Personal information
- Full name: Louis Charles Petersen
- Born: 19 April 1897 Akaroa, New Zealand
- Died: 25 June 1961 (aged 64) Christchurch, New Zealand

Playing information
- Weight: 81 kg (12 st 11 lb)

Rugby union
- Position: Loose forward
Club
| Years | Team | Pld | T | G | FG | P |
| 19??–24 | Marist Old Boys |  |  |  |  |  |
Representative
| Years | Team | Pld | T | G | FG | P |
| 1919–23 | Canterbury | 19 |  |  |  |  |
| 1921–23 | New Zealand | 0 | 0 | 0 | 0 | 0 |

Rugby league
- Position: Second-row
Club
| Years | Team | Pld | T | G | FG | P |
| 1924–26 | Marist Old Boys |  |  |  |  |  |
Representative
| Years | Team | Pld | T | G | FG | P |
| 1924–26 | Canterbury |  |  |  |  |  |
| 1924–27 | New Zealand | 3 | 1 | 0 | 0 | 3 |
| 1926 | South Island | 1 |  |  |  |  |
- Source: Scrum.com

= Lou Petersen =

New Zealand international rugby footballer (1897–1961)

Louis Charles Petersen (19 April 1897 – 25 June 1961) was a dual-code rugby footballer who represented New Zealand in rugby union and rugby league.

==Early years==
Petersen served with the New Zealand Expeditionary Force in World War I and it was here that he developed his football skills, playing for the "Trench team".

==Rugby union career==
Petersen began his career with the Marist Old Boys club in Christchurch and in 1919 was first selected to represent Canterbury. He made the South Island side in 1919, 1920 and 1921.

In 1922 Petersen was called up to the All Blacks and he played in eight games for New Zealand, although he did not appear in any Test matches.

In 1924 Marist Old Boys became locked in a dispute with the Canterbury Rugby Union and quit, instead fielding rugby league and soccer teams.
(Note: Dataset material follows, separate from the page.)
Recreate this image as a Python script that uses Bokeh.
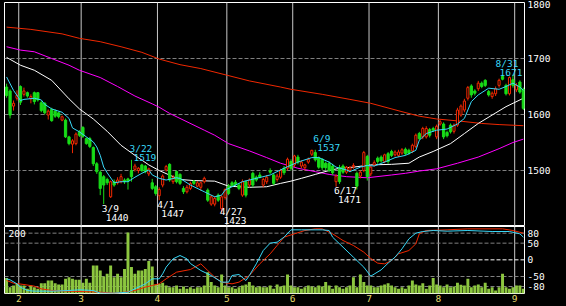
from bokeh.plotting import figure
from bokeh.layouts import column
from bokeh.models import Range1d, FixedTicker, Span, Label, ColumnDataSource
from bokeh.embed import file_html
from bokeh.resources import INLINE

# ---------------- data (trading-day index 0 = 2022-01-26) ----------------
month_starts = [4, 22, 44, 64, 83, 105, 125, 147]
month_labels = ["2", "3", "4", "5", "6", "7", "8", "9"]
price_ticks = [1500, 1600, 1700, 1800]
price_grid = [1500, 1600, 1700]
osc_ticks = [80, 50, 0, -50, -80]
osc_labels = ["80", "50", "0", "-50", "-80"]

opens = [1649,1642,1615,1629,1650,1636,1639,1628,1639,1639,1621,1620,1599,1609,1606,1603,1590,1590,1560,1547,
         1548,1569,1577,1557,1557,1541,1512,1497,1489,1484,1453,1480,1478,1480,1483,1485,1500,1502,1500,1510,
         1508,1494,1478,1471,1455,1474,1501,1511,1480,1498,1493,1468,1462,1468,1481,1472,1470,1480,1465,1440,
         1440,1456,1432,1452,1472,1478,1479,1474,1456,1480,1474,1495,1488,1492,1474,1480,1500,1492,1484,1488,
         1504,1504,1516,1510,1524,1508,1505,1515,1529,1532,1523,1520,1513,1513,1508,1480,1505,1508,1497,1500,
         1507,1495,1490,1500,1525,1494,1510,1522,1524,1516,1530,1534,1528,1527,1531,1538,1536,1535,1543,1566,
         1560,1560,1573,1575,1560,1583,1583,1568,1581,1570,1581,1599,1608,1629,1651,1642,1646,1656,1661,1641,
         1632,1637,1652,1668,1652,1637,1662,1644,1658,1645]
highs = [1655,1645,1625,1643,1652,1648,1641,1636,1641,1640,1624,1622,1609,1612,1609,1605,1598,1593,1562,1556,
         1568,1572,1579,1559,1560,1543,1515,1500,1492,1487,1482,1484,1488,1494,1486,1487,1519,1512,1506,1512,
         1510,1505,1485,1474,1470,1493,1510,1513,1492,1500,1495,1472,1474,1480,1483,1481,1480,1489,1468,1456,
         1454,1459,1456,1468,1476,1481,1483,1477,1484,1482,1486,1498,1491,1497,1487,1492,1504,1494,1494,1503,
         1508,1523,1520,1528,1528,1518,1512,1523,1537,1537,1525,1522,1516,1516,1512,1493,1510,1511,1508,1508,
         1513,1498,1500,1535,1528,1509,1518,1525,1527,1530,1533,1537,1536,1537,1540,1541,1539,1548,1566,1569,
         1578,1579,1576,1578,1582,1590,1586,1571,1584,1584,1612,1618,1628,1651,1654,1645,1660,1659,1663,1644,
         1641,1650,1664,1670,1655,1668,1671,1656,1661,1648]
lows = [1630,1593,1607,1625,1617,1632,1630,1620,1618,1623,1604,1600,1591,1587,1594,1593,1588,1558,1545,1531,
        1545,1560,1558,1546,1540,1508,1494,1456,1440,1474,1451,1471,1475,1477,1476,1466,1480,1498,1495,1497,
        1495,1490,1465,1455,1447,1470,1498,1480,1476,1477,1474,1458,1459,1465,1474,1470,1464,1477,1444,1437,
        1436,1444,1423,1448,1456,1470,1472,1465,1453,1452,1470,1470,1480,1486,1470,1476,1494,1474,1480,1485,
        1492,1500,1500,1506,1511,1504,1500,1512,1526,1516,1503,1501,1501,1497,1492,1471,1476,1494,1494,1497,
        1503,1466,1486,1497,1482,1490,1507,1512,1514,1513,1512,1524,1525,1524,1528,1527,1528,1531,1540,1554,
        1556,1557,1559,1569,1556,1580,1556,1559,1566,1566,1578,1596,1604,1625,1630,1634,1642,1647,1649,1632,
        1628,1633,1648,1661,1634,1634,1648,1640,1637,1608]
closes = [1634,1599,1620,1634,1622,1642,1633,1632,1623,1626,1607,1603,1606,1589,1597,1596,1596,1560,1548,1553,
          1565,1563,1561,1548,1543,1512,1498,1468,1474,1478,1480,1474,1483,1489,1480,1481,1489,1508,1504,1500,
          1498,1503,1468,1459,1466,1490,1507,1483,1487,1480,1477,1462,1470,1477,1477,1478,1478,1486,1447,1453,
          1450,1447,1453,1466,1459,1473,1475,1468,1480,1456,1483,1474,1483,1488,1484,1488,1497,1477,1490,1500,
          1496,1520,1504,1526,1515,1515,1510,1520,1536,1519,1506,1505,1505,1500,1496,1490,1480,1497,1506,1505,
          1509,1472,1497,1532,1489,1506,1514,1516,1517,1528,1516,1527,1533,1533,1537,1530,1531,1545,1563,1557,
          1575,1575,1563,1572,1579,1587,1560,1562,1569,1581,1608,1615,1624,1648,1635,1638,1656,1650,1652,1635,
          1638,1646,1661,1663,1637,1666,1652,1652,1640,1611]
volume = [52,21,27,32,27,27,16,27,21,16, 34,34,43,43,34,30,30,49,54,49,
          46,46,36,49,36,93,93,77,57,66, 93,54,66,54,82,203,88,66,77,77,
          82,108,90,30,32,36,27,21,21,27, 16,23,16,21,16,21,21,27,71,38,
          27,21,63,27,21,21,16,21,27,30, 38,27,21,23,21,21,27,16,30,23,
          27,63,27,21,21,16,21,27,23,21, 27,23,38,27,16,27,21,16,21,27,
          54,21,63,38,27,27,21,21,27,30, 34,27,21,16,21,16,27,43,30,27,
          34,16,27,52,30,27,21,30,21,23, 36,29,27,49,21,27,30,21,36,16,
          21,10,21,66,21,16,21,27,27,16]

ma5_day = [0,2,4,5,8,10,11,13,16,18,19,21,23,25,26,27,28,29,31,33,35,37,39,41,42,44,46,49,50,53,
           57,60,62,63,65,68,72,76,80,84,88,90,93,95,98,99,102,104,106,109,112,115,118,119,121,124,127,130,132,134,
           136,139,142,144,146,148,149]
ma5_val = [1667,1643,1625,1627,1629,1626,1618,1610,1604,1593,1576,1569,1560,1551,1542,1527,1506,1496,1478,1480,
           1480,1488,1495,1501,1492,1486,1483,1487,1486,1474,1462,1453,1456,1465,1471,1480,1486,1492,1504,1515,
           1523,1523,1515,1506,1501,1498,1506,1509,1508,1515,1523,1527,1536,1554,1566,1572,1574,1583,1593,1623,
           1635,1647,1645,1650,1656,1649,1643]
ma25_day = [0,4,8,13,18,21,25,29,33,37,41,44,48,50,54,60,64,70,75,79,82,85,89,93,96,100,105,111,116,119,
            123,128,132,136,140,144,149]
ma25_val = [1702,1688,1679,1661,1628,1610,1592,1570,1545,1527,1510,1500,1489,1484,1482,1481,1472,1470,1471,1477,
            1481,1486,1493,1500,1504,1506,1510,1511,1513,1524,1534,1548,1566,1584,1599,1614,1629]
ma75_day = [0,4,8,13,18,21,27,32,37,42,44,47,50,57,60,64,70,75,79,84,89,93,98,104,111,115,119,124,130,136,
            142,146,149]
ma75_val = [1721,1715,1712,1700,1688,1679,1666,1650,1633,1619,1613,1602,1593,1572,1563,1548,1535,1523,1513,1504,
            1498,1493,1489,1487,1492,1495,1499,1503,1513,1524,1539,1550,1556]
ma200_day = [0,7,16,21,27,33,39,44,50,56,63,70,79,82,91,99,105,114,119,124,131,137,142,149]
ma200_val = [1756,1752,1744,1736,1730,1721,1711,1699,1689,1682,1671,1660,1649,1645,1636,1627,1620,1605,1597,1592,
             1588,1584,1582,1580]

rci_fast_day = [0,1,3,4,6,8,13,18,21,25,27,31,35,37,40,42,44,45,46,48,50,52,53,56,59,62,64,65,67,69,
                70,72,74,76,78,80,82,85,91,93,94,97,100,103,105,108,110,112,114,116,118,120,123,127,133,140,145,148,149]
rci_fast_val = [-57,-60,-72,-82,-92,-94,-94,-92,-90,-92,-100,-100,-97,-87,-72,-57,-57,-42,-22,3,
                13,3,-11,-32,-47,-67,-67,-47,-44,-62,-47,-12,28,50,53,68,90,90,90,88,
                68,38,8,-22,-49,-30,-10,8,33,63,80,85,88,86,88,85,85,78,68]
rci_slow_day = [0,2,5,8,10,13,18,27,31,34,37,40,42,44,46,49,53,56,58,60,62,65,67,70,73,76,78,80,83,86,
                89,91,94,97,100,103,105,107,109,111,113,116,118,119,121,127,133,143,146,149]
rci_slow_val = [-62,-70,-74,-79,-87,-92,-94,-97,-100,-97,-92,-82,-77,-72,-57,-37,-29,-12,-32,-52,
                -67,-72,-67,-47,-12,18,43,68,78,88,93,93,78,58,43,23,4,-10,-12,-2,
                18,28,48,78,88,90,93,93,88,80]

ann_day = [28, 36, 44, 62, 89, 95, 146]
ann_date = ["3/9", "3/22", "4/1", "4/27", "6/9", "6/17", "8/31"]
ann_price = [1440, 1519, 1447, 1423, 1537, 1471, 1671]
ann_high = [False, True, False, False, True, False, True]

# ---------------- style ----------------
FONT = "DejaVu Sans Mono"
FS = "9.5px"
RED = "#F02800"
GREEN = "#18DC18"
VOLC = "#8CC63F"
CYAN = "#38D8F8"
MAG = "#FF00FF"
GRIDC = "#808080"
VLINE = "#C8C8C8"
YEL = "#E6DC6E"

X0, X1 = -0.106, 149.83
Y0, Y1 = 1400, 1800
FRAME_W, FRAME_H = 520, 224
xr = Range1d(X0, X1)

def style_right_axis(ax):
    ax.major_label_text_color = "white"
    ax.major_label_text_font = FONT
    ax.major_label_text_font_size = FS
    ax.axis_line_color = None
    ax.major_tick_line_color = None
    ax.minor_tick_line_color = None
    ax.major_tick_out = 0
    ax.major_tick_in = 0
    ax.major_label_standoff = 3

# ---------------- main price panel ----------------
p1 = figure(width=566, height=226, x_range=xr, y_range=Range1d(Y0, Y1),
            output_backend="svg", toolbar_location=None,
            x_axis_location=None, y_axis_location="right",
            min_border_left=4, min_border_right=42, min_border_top=2, min_border_bottom=0,
            background_fill_color="black", border_fill_color="black",
            outline_line_color="white", outline_line_width=1)
p1.grid.visible = False
style_right_axis(p1.yaxis[0])
p1.yaxis.ticker = FixedTicker(ticks=price_ticks)

for m in month_starts:
    p1.add_layout(Span(location=m, dimension="height", line_color=VLINE, line_width=1, level="underlay"))
for g in price_grid:
    p1.add_layout(Span(location=g, dimension="width", line_color=GRIDC, line_width=1,
                       line_dash="4 2", level="underlay"))

n = len(opens)
up = dict(x=[], h=[], l=[], top=[], bot=[])
dn = dict(x=[], h=[], l=[], top=[], bot=[])
for i in range(n):
    d = up if closes[i] >= opens[i] else dn
    d["x"].append(i + 0.5)
    d["h"].append(highs[i])
    d["l"].append(lows[i])
    d["top"].append(max(opens[i], closes[i]))
    d["bot"].append(min(opens[i], closes[i]))
sup = ColumnDataSource(up)
sdn = ColumnDataSource(dn)

p1.line([d + 0.5 for d in ma200_day], ma200_val, line_color=RED, line_width=1)
p1.line([d + 0.5 for d in ma75_day], ma75_val, line_color=MAG, line_width=1)
p1.line([d + 0.5 for d in ma25_day], ma25_val, line_color="white", line_width=1)

p1.segment(x0="x", y0="l", x1="x", y1="h", source=sup, line_color=RED, line_width=1)
p1.segment(x0="x", y0="l", x1="x", y1="h", source=sdn, line_color=GREEN, line_width=1)
p1.vbar(x="x", width=0.6, top="top", bottom="bot", source=sup,
        fill_color="black", line_color=RED, line_width=1)
p1.vbar(x="x", width=0.65, top="top", bottom="bot", source=sdn,
        fill_color=GREEN, line_color=GREEN, line_width=1)

p1.line([d + 0.5 for d in ma5_day], ma5_val, line_color=CYAN, line_width=1)

# high / low annotations (kept inside the frame so nothing is clipped)
px_per_day = FRAME_W / (X1 - X0)
px_per_price = FRAME_H / (Y1 - Y0)
TEXT_W = 24
for d, t, pr, hi in zip(ann_day, ann_date, ann_price, ann_high):
    col = CYAN if hi else "white"
    dy1, dy2 = (11, 2) if hi else (-4, -13)
    if not hi:
        below = (pr - Y0) * px_per_price   # pixels between the low and the frame bottom
        need = 13 + 6
        if below < need:
            dy1 += need - below
            dy2 += need - below
    sx = (d + 0.5 - X0) * px_per_day
    dx1, dx2 = -2, 2
    over = sx + dx2 + TEXT_W - (FRAME_W - 1)
    if over > 0:
        dx1 -= over
        dx2 -= over
    p1.add_layout(Label(x=d + 0.5, y=pr, x_offset=dx1, y_offset=dy1, text=t,
                        text_color=col, text_font=FONT, text_font_size=FS,
                        text_baseline="middle", text_align="left"))
    p1.add_layout(Label(x=d + 0.5, y=pr, x_offset=dx2, y_offset=dy2, text=str(pr),
                        text_color=col, text_font=FONT, text_font_size=FS,
                        text_baseline="middle", text_align="left"))

# ---------------- lower panel: volume + RCI ----------------
p2 = figure(width=566, height=80, x_range=xr, y_range=Range1d(-101, 100),
            output_backend="svg", toolbar_location=None,
            x_axis_location="below", y_axis_location="right",
            min_border_left=4, min_border_right=42, min_border_top=0, min_border_bottom=13,
            background_fill_color="black", border_fill_color="black",
            outline_line_color="white", outline_line_width=1)
p2.grid.visible = False
p2.extra_y_ranges = {"vol": Range1d(0, 223.3)}
style_right_axis(p2.yaxis[0])
p2.yaxis.ticker = FixedTicker(ticks=osc_ticks)
p2.yaxis.major_label_overrides = {t: s for t, s in zip(osc_ticks, osc_labels)}

xa = p2.xaxis[0]
xa.ticker = FixedTicker(ticks=month_starts)
xa.major_label_overrides = {m: s for m, s in zip(month_starts, month_labels)}
xa.major_label_text_color = YEL
xa.major_label_text_font = FONT
xa.major_label_text_font_size = FS
xa.axis_line_color = None
xa.major_tick_line_color = None
xa.minor_tick_line_color = None
xa.major_tick_out = 0
xa.major_tick_in = 0
xa.major_label_standoff = 1

for m in month_starts:
    p2.add_layout(Span(location=m, dimension="height", line_color=VLINE, line_width=1, level="underlay"))
for t in osc_ticks:
    p2.add_layout(Span(location=t, dimension="width", line_color=("white" if t == 0 else GRIDC),
                       line_width=1, line_dash="4 2", level="underlay"))

p2.vbar(x=[i + 0.5 for i in range(n)], top=volume, width=0.85, bottom=0,
        y_range_name="vol", fill_color=VOLC, line_color=None)
p2.line([d + 0.5 for d in rci_slow_day], rci_slow_val, line_color=RED, line_width=1)
p2.line([d + 0.5 for d in rci_fast_day], rci_fast_val, line_color=CYAN, line_width=1)

p2.add_layout(Label(x=X0, y=200, y_range_name="vol", x_offset=4, text="200",
                    text_color="white", text_font=FONT, text_font_size=FS,
                    text_baseline="middle", text_align="left"))

layout = column(p1, p2, spacing=0)
layout.background = "black"

open("out.html", "w").write(file_html(layout, INLINE))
Petersen followed the club, taking up rugby league.

==Rugby league career==
Petersen made an immediate impact and was one of the six Marist Old Boys players who were selected to represent New Zealand that season. In total, Petersen played in three Test matches for New Zealand in rugby league. He captained Canterbury in 1925 and played for the South Island in 1926.

Petersen was part of the 1926–1927 tour of Great Britain that was marred by strike and he was one of the seven players suspended for life by the New Zealand Rugby League on his return. The ban was lifted in 1962, one year after Petersen's death.

==Death==
Upon his death in 1961, the Press wrote a lengthy obituary detailing his skills as a rugby and rugby league player. It was mentioned that his nickname have been "Big Pete".